Analisis Awalil Rizky

Reforma Agraria Harus Bermuara pada Keadilan Ekonomi

Awalil Rizky
×

Reforma Agraria Harus Bermuara pada Keadilan Ekonomi

Sebarkan artikel ini
Awalil Rizky

Oleh: Awalil Rizky, Ekonom Bright Institute

CAPAIAN program Redistribusi Tanah selama era Pemerintahan Jokowi diklaim sangat bagus oleh Menteri Agraria, Hadi Tjahjanto pada hari Selasa lalu. Selama tahun 2015-2023 sudah mencapai 2,96 juta bidang. Padahal sejak tahun 1961 hingga 2014 atau selama 53 tahun, hanya mencapai 2,79 juta bidang. Jelas ingin disampaikan bahwa reforma agraria yang menjadi salah satu fokus Cawapres Gus Imin telah dijalankan dengan baik selama ini. 

Dikemukakan tentang tanah objek yang bersumber dari Eks Hak Guna Usaha, Tanah Telantar dan Tanah Negara Lainnya yang telah diredistribusikan sebanyak 2.269.859 bidang tanah dengan luas 1.432.928,91 hektar. Ditambahkan dengan tanah objek dari Pelepasan Kawasan Hutan mencapai 774.416 bidang tanah dengan luas 379.621,85 hektar.

Dalam berbagai kesempatan sebelumnya yang banyak dikemukakan adalah legalisasi aset atau pensertifikatan tanah yang sebenarnya memang sudah dikuasai oleh rakyat. Diantaranya berupa lahan transmigrasi dan lahan yang sudah puluhan tahun dikelola rakyat.

Target reforma agraria pada periode pertama yang dinyatakan dalam RPJMN 2015-2019 adalah 9 juta hektar. Terdiri dari 4,5 juta hektar legalisasi aset dan 4,5 juta hektar redistribusi tanah. Target eksplisit tak dikemukakan lagi pada RPJMN 2020-2024, seolah hanya melanjutkan era sebelumnya yang belum terpenuhi.

Sebenarnya telah diakui sejak awal berdasar Undang-Undang Pokok Agraria  tahun 1960 bahwa inti reforma agraria adalah upaya mengubah struktur ketimpangan kepemilikan atau penguasaan tanah. Pelaksanaannya terutama harus dijalankan dengan cara redistribusi.

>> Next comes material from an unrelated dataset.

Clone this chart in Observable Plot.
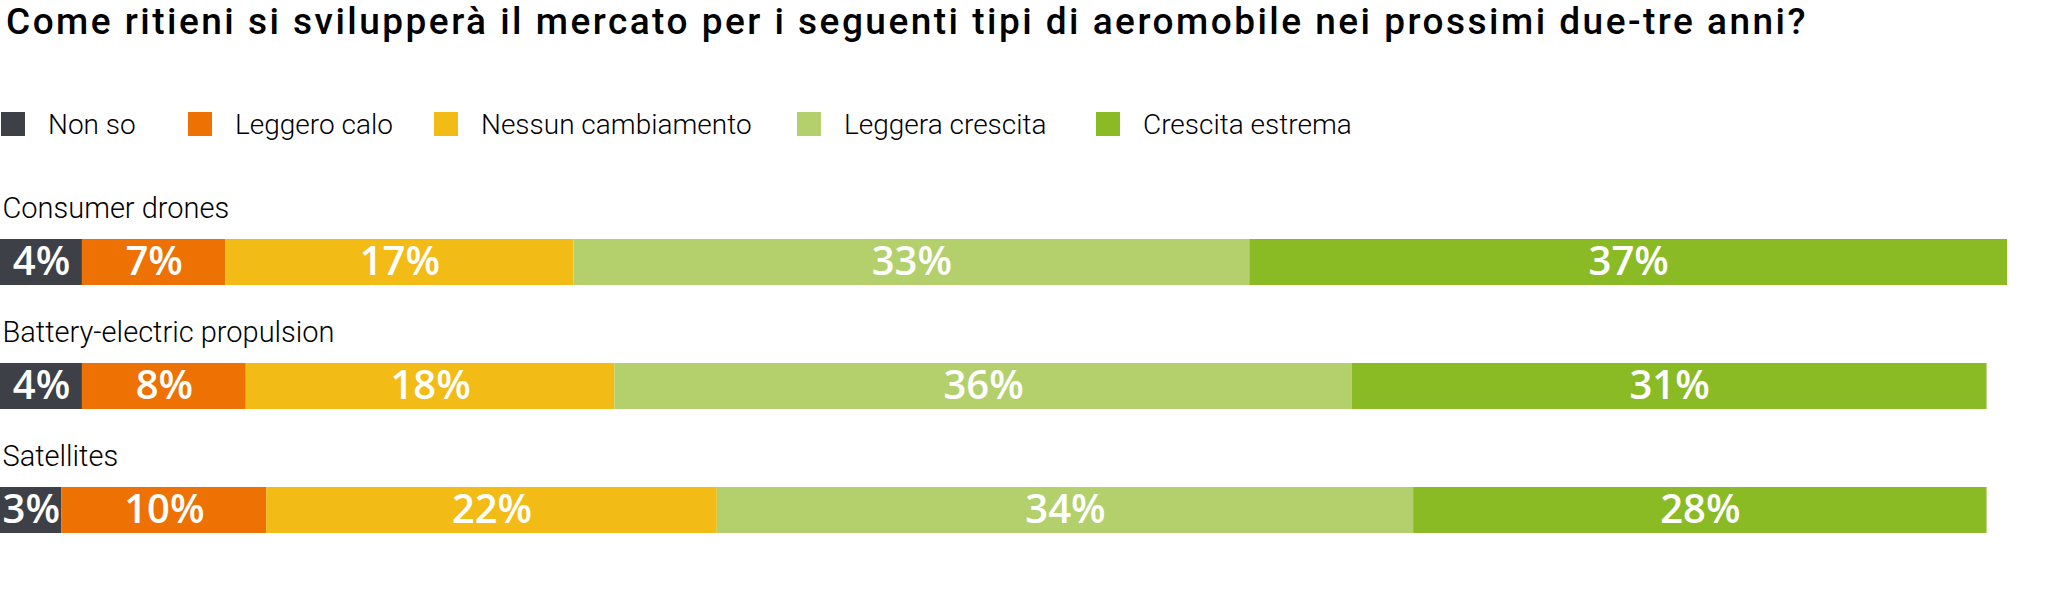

Reforma agraria merupakan upaya menjamin terwujudnya keadilan dalam penguasaan, pemilikan, penggunaan, dan pemanfaatan tanah. Ditambahkan pula soalan penataan kepenyakapan dan sistem bagi hasil agar lebih berkeadilan. Dengan demikian, legalisasi kepemilikan tanah hanya merupakan pelengkap, dan tidak layak menjadi klaim keberhasilan.

Legalisasi atau pensertifikatan tanah yang sebelumnya memang sudah dikuasai oleh rakyat adalah tugas rutin Pemerintah. Kementerian ATR atau Badan Pertanahan memang harus menjalankan tugas itu tanpa perlu adanya reforma agraria. 

Dalam berbagai kajian dijelaskan bahwa reforma agraria perlu dikaitkan pada konteks soalan ekonomi sekaligus keadilan. Secara ekonomi, merupakan persyaratan transformasi ekonomi dari semula berbasis pertanian menjadi industri. Pertanian bisa didorong berkembang untuk menjadi landasan industrialisasi, jika struktur kepemilikan dan penguasaan tanah yang amat timpang dibenahi sehingga produktivitas meningkat.

Sektor pertanian yang berkembang dan petani yang lebih sejahtera mampu menjadi landasan industrialiasasi. Pertanian yang berkembang bisa menjadi salah satu sumber input industri dan menjamin ketersediaan pangan rakyat atau sumber daya manusia. Hasil ekspornya menambah devisa untuk kebutuhan pembiayaan Pembangunan. Dan yang tak kalah penting, petani yang makin sejahtera berperan pula sebagai pasar luas bagi hasil industri.     

Perlu diingat bahwa target reforma agraria pada tahun 1960an selain meredistribusi lahan kepada para petani, juga bermaksud mencegah penguasaan tanah berlebih. Akibat buruk dari penguasaan tanah berlebih oleh segelintir pihak telah dirasakan sejak jaman penjajahan, dan masih berlanjut hingga belasan tahun setelah merdeka.